The Message of Melchizedek: The Purpose and Limitation of Organized Religion
Does Melchizedek’s inherent glory thus signify that organized religions are useless? No! For he himself blesses Abraham and thus symbolically asserts the value of the Judeo/Christian tradition which Abraham would later found. Yet without a doubt the Bible clearly implies that Melchizedek is greater than Abraham. As Paul writes, “Just think how great he was: Even the patriarch Abraham gave him a tenth of the plunder!” and “without a doubt, the lesser (Abraham) is blessed by the greater (Melchizedek).”
So what is this actually trying to say to us? For me, it shows both the purpose and the limitation of religion. The purpose of religion is the experientially realize God FOR YOURSELF. All religions, meditational practices, and spiritual rituals are merely pathways to this direct experience of God. I personally do not pray or meditate because it is “the right thing to do” or because some book told me to do so. I practice religion because it leads to the indescribable bliss of God, to real happiness. I also often go to churches, monasteries, and other spiritual groups not because it is righteous to do so but because they point me back to the God within me that I have always been seeking.
I participate in and love humanity’s creative religious traditions, yet I recognize that religion itself is inherently limited and that I do not need to participate in organized religion to experience God.
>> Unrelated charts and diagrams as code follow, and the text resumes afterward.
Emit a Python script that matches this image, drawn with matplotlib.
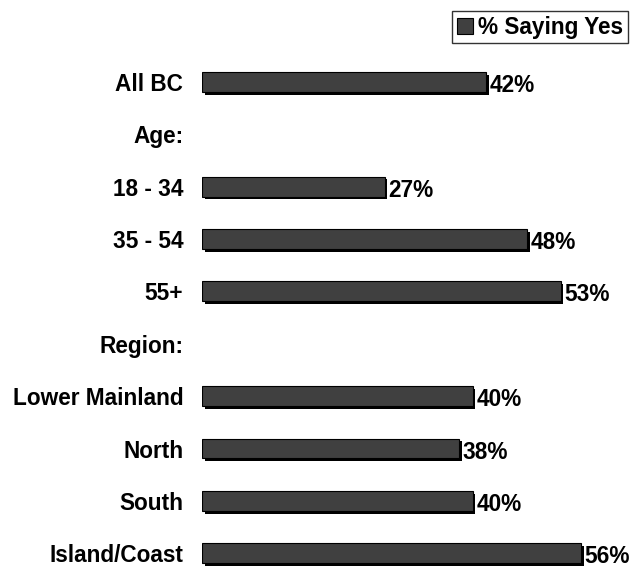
import matplotlib
matplotlib.use('Agg')
import matplotlib.pyplot as plt
import matplotlib.patheffects as pe
from matplotlib.patches import Patch

plt.rcParams['font.family'] = ['Liberation Sans', 'DejaVu Sans']
plt.rcParams['font.weight'] = 'bold'

# Survey rows, top to bottom; None marks a group heading with no bar
labels = ['All BC', 'Age:', '18 - 34', '35 - 54', '55+', 'Region:',
          'Lower Mainland', 'North', 'South', 'Island/Coast']
values = [42, None, 27, 48, 53, None, 40, 38, 40, 56]
series_name = '% Saying Yes'

BAR_COLOR = '#404040'
FS = 16.3

fig = plt.figure(figsize=(6.34, 5.69), dpi=100)
ax = fig.add_axes([202 / 634, 0.0, 406 / 634, 513.4 / 569])

shadow = [pe.SimplePatchShadow(offset=(2, -2), shadow_rgbFace='black', alpha=1.0),
          pe.Normal()]

for i, v in enumerate(values):
    if v is None:
        continue
    bar = ax.barh(i, v, height=0.38, color=BAR_COLOR, edgecolor='black',
                  linewidth=0.8)
    bar[0].set_path_effects(shadow)
    ax.annotate(f'{v}%', xy=(v, i), xytext=(2.5, -0.8), textcoords='offset points',
                va='center_baseline', ha='left', fontsize=FS, fontweight='bold')

ax.set_xlim(0, 60)
ax.set_ylim(9.3, -0.5)
ax.set_yticks(range(len(labels)))
ax.set_yticklabels(labels, fontsize=FS, fontweight='bold')
ax.tick_params(axis='y', length=0, pad=13.5)
ax.set_xticks([])
for s in ax.spines.values():
    s.set_visible(False)

handle = Patch(facecolor=BAR_COLOR, edgecolor='black', linewidth=0.8)
leg = fig.legend([handle], [series_name], loc='upper right',
                 bbox_to_anchor=(628 / 634, 1 - 11 / 569),
                 fontsize=FS, frameon=True, fancybox=False,
                 handlelength=0.7, handleheight=0.7, handletextpad=0.25,
                 borderpad=0.2, borderaxespad=0)
leg.get_frame().set_edgecolor('black')
leg.get_frame().set_linewidth(1.0)
for t in leg.get_texts():
    t.set_fontweight('bold')

fig.savefig('out.png', dpi=100)
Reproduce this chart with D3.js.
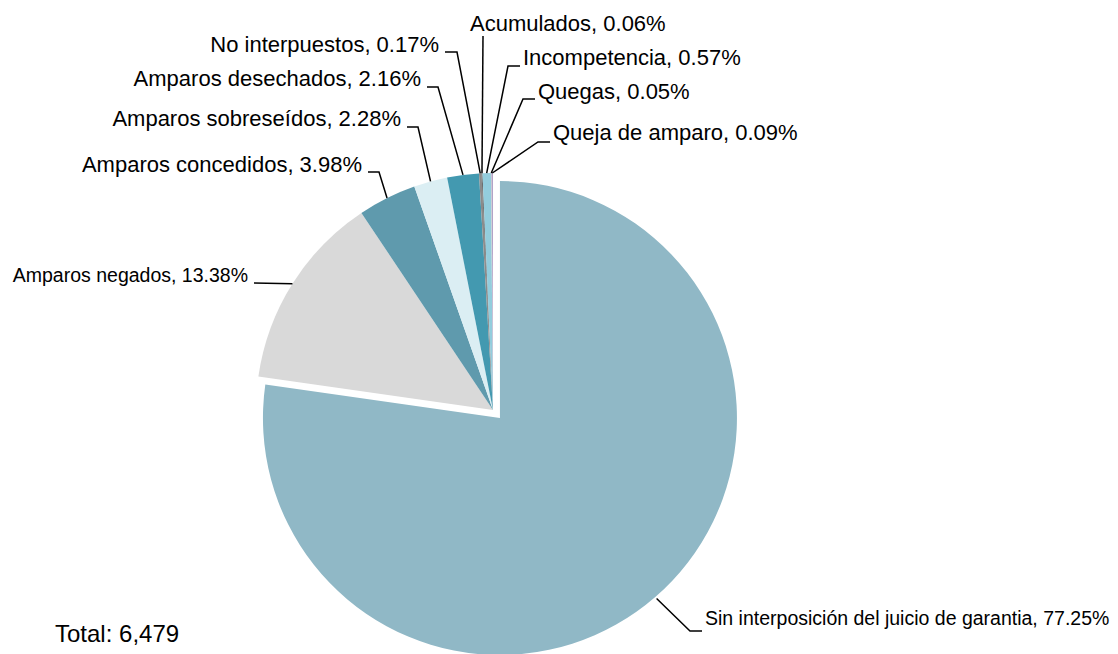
<!DOCTYPE html>
<html>
<head>
<meta charset="utf-8">
<script src="https://cdn.jsdelivr.net/npm/d3@7"></script>
<style>
  body { margin: 0; background: #fff; }
  text { font-family: "Liberation Sans", Arial, sans-serif; fill: #000; }
</style>
</head>
<body>
<div id="chart"></div>
<script>
// categories and counts (total 6,479)
var categories = ['Sin interposición del juicio de garantia',
  'Amparos negados',
  'Amparos concedidos',
  'Amparos sobreseídos',
  'Amparos desechados',
  'No interpuestos',
  'Acumulados',
  'Incompetencia',
  'Quegas',
  'Queja de amparo'];
var counts = [5005, 867, 258, 148, 140, 11, 4, 37, 3, 6];
var colors = ['#90b8c6', '#d9d9d9', '#5f9aad', '#dbeef3', '#4399b0',
  '#8a8a8a', '#5a5a5a', '#93cddd', '#c6c6c6', '#b3a2c7'];

// label layout: stub end next to text (sx,sy), elbow (ex,ey), side, font size, baseline
var labelLayout = [
  {sx: 702, sy: 631, ex: 690, ey: 631, side: 'right', size: 19.5, ty: 625},
  {sx: 254, sy: 283, ex: 254, ey: 283, side: 'left', size: 19.5, ty: 282},
  {sx: 368, sy: 172, ex: 379, ey: 172, side: 'left', size: 22, ty: 172},
  {sx: 407, sy: 127, ex: 418, ey: 127, side: 'left', size: 22, ty: 126},
  {sx: 427, sy: 87, ex: 438, ey: 87, side: 'left', size: 22, ty: 86},
  {sx: 445, sy: 52, ex: 457, ey: 52, side: 'left', size: 22, ty: 52},
  {sx: 483, sy: 36, ex: 483, ey: 36, side: 'top', size: 22, ty: 31, tx: 470},
  {sx: 520, sy: 66, ex: 508, ey: 66, side: 'right', size: 22, ty: 65},
  {sx: 535, sy: 99, ex: 523, ey: 99, side: 'right', size: 22, ty: 99},
  {sx: 550, sy: 142, ex: 538, ey: 142, side: 'right', size: 22, ty: 140}
];

var width = 1118, height = 654;
var cx = 493, cy = 410, radius = 237, explode = 10.6;

var total = d3.sum(counts);
var pct = d3.format('.2%');

var svg = d3.select('#chart').append('svg')
  .attr('width', width)
  .attr('height', height);

var pie = d3.pie().sort(null).value(function(d) { return d; });
var arcs = pie(counts);

var arc = d3.arc().innerRadius(0).outerRadius(radius);

// only the first slice is pulled out
function offset(d, i) {
  if (i !== 0) return [0, 0];
  var a = (d.startAngle + d.endAngle) / 2;
  return [Math.sin(a) * explode, -Math.cos(a) * explode];
}

var g = svg.append('g')
  .attr('transform', 'translate(' + cx + ',' + cy + ')');

g.selectAll('path.slice').data(arcs)
  .enter()
  .append('path')
    .attr('class', 'slice')
    .attr('d', arc)
    .attr('transform', function(d, i) {
      var o = offset(d, i);
      return 'translate(' + o[0] + ',' + o[1] + ')';
    })
    .style('fill', function(d, i) { return colors[i]; });

// leader lines
svg.selectAll('polyline.leader').data(arcs)
  .enter()
  .append('polyline')
    .attr('class', 'leader')
    .attr('points', function(d, i) {
      var a = (d.startAngle + d.endAngle) / 2;
      var o = offset(d, i);
      var r = i === 0 ? radius + 2 : radius;
      var px = cx + o[0] + Math.sin(a) * r;
      var py = cy + o[1] - Math.cos(a) * r;
      var L = labelLayout[i];
      return [[L.sx, L.sy], [L.ex, L.ey], [px, py]].join(' ');
    })
    .style('fill', 'none')
    .style('stroke', '#000')
    .style('stroke-width', 1.5);

// labels
svg.selectAll('text.label').data(arcs)
  .enter()
  .append('text')
    .attr('class', 'label')
    .attr('x', function(d, i) {
      var L = labelLayout[i];
      if (L.side === 'left') return L.sx - 6;
      if (L.side === 'top') return L.tx;
      return L.sx + 3;
    })
    .attr('y', function(d, i) { return labelLayout[i].ty; })
    .attr('text-anchor', function(d, i) {
      return labelLayout[i].side === 'left' ? 'end' : 'start';
    })
    .style('font-size', function(d, i) { return labelLayout[i].size + 'px'; })
    .text(function(d, i) { return categories[i] + ', ' + pct(d.data / total); });

svg.append('text')
  .attr('x', 55)
  .attr('y', 642)
  .style('font-size', '24px')
  .text('Total: ' + d3.format(',')(total));
</script>
</body>
</html>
Humanity’s great prophets like Jesus can only show us the door, but we ourselves have to enter it. We ourselves must experience what Jesus experienced, or else the spiritual path is nothing more than being a glorified “groupie” of some person who died thousands of years ago that we have never even met! We have all heard about God and enlightenment, but hearing and believing is not enough. We ourselves must have this experience ourselves through our own meditative efforts and through the grace of God.
If we do persist on the spiritual path we eventually will experience God, as all the great prophets have promised and demonstrated with their lives. This idea is very empowering, for it shows that our own direct experience is the ultimate spiritual authority. We are all priests in the order-less order of Melchizedek. Our spiritual authority does not come from memorized passages or man-made labels, but from the direct perception of the Truth we all have equal access to.
In this realization organized religion is no longer necessary, although we may still consciously choose to participate in it. As the Bhagavad Gita states, all the teachings of the world are like small wells of water that people draw from to get knowledge of the Divine. After realization comes, however, participating in religion is like drawing water from a well “when the whole land is flooded, for they see the Lord everywhere.” As the Gita and saints like Jesus have said, this very life is God manifesting Itself to Itself. My deepest prayer is that you, I, and all beings, will realize this completely, and that we all will taste the eternal bliss of Melchizedek, the infinite ocean of Love from which the whole universe arises like a bubble and to which it eventually returns.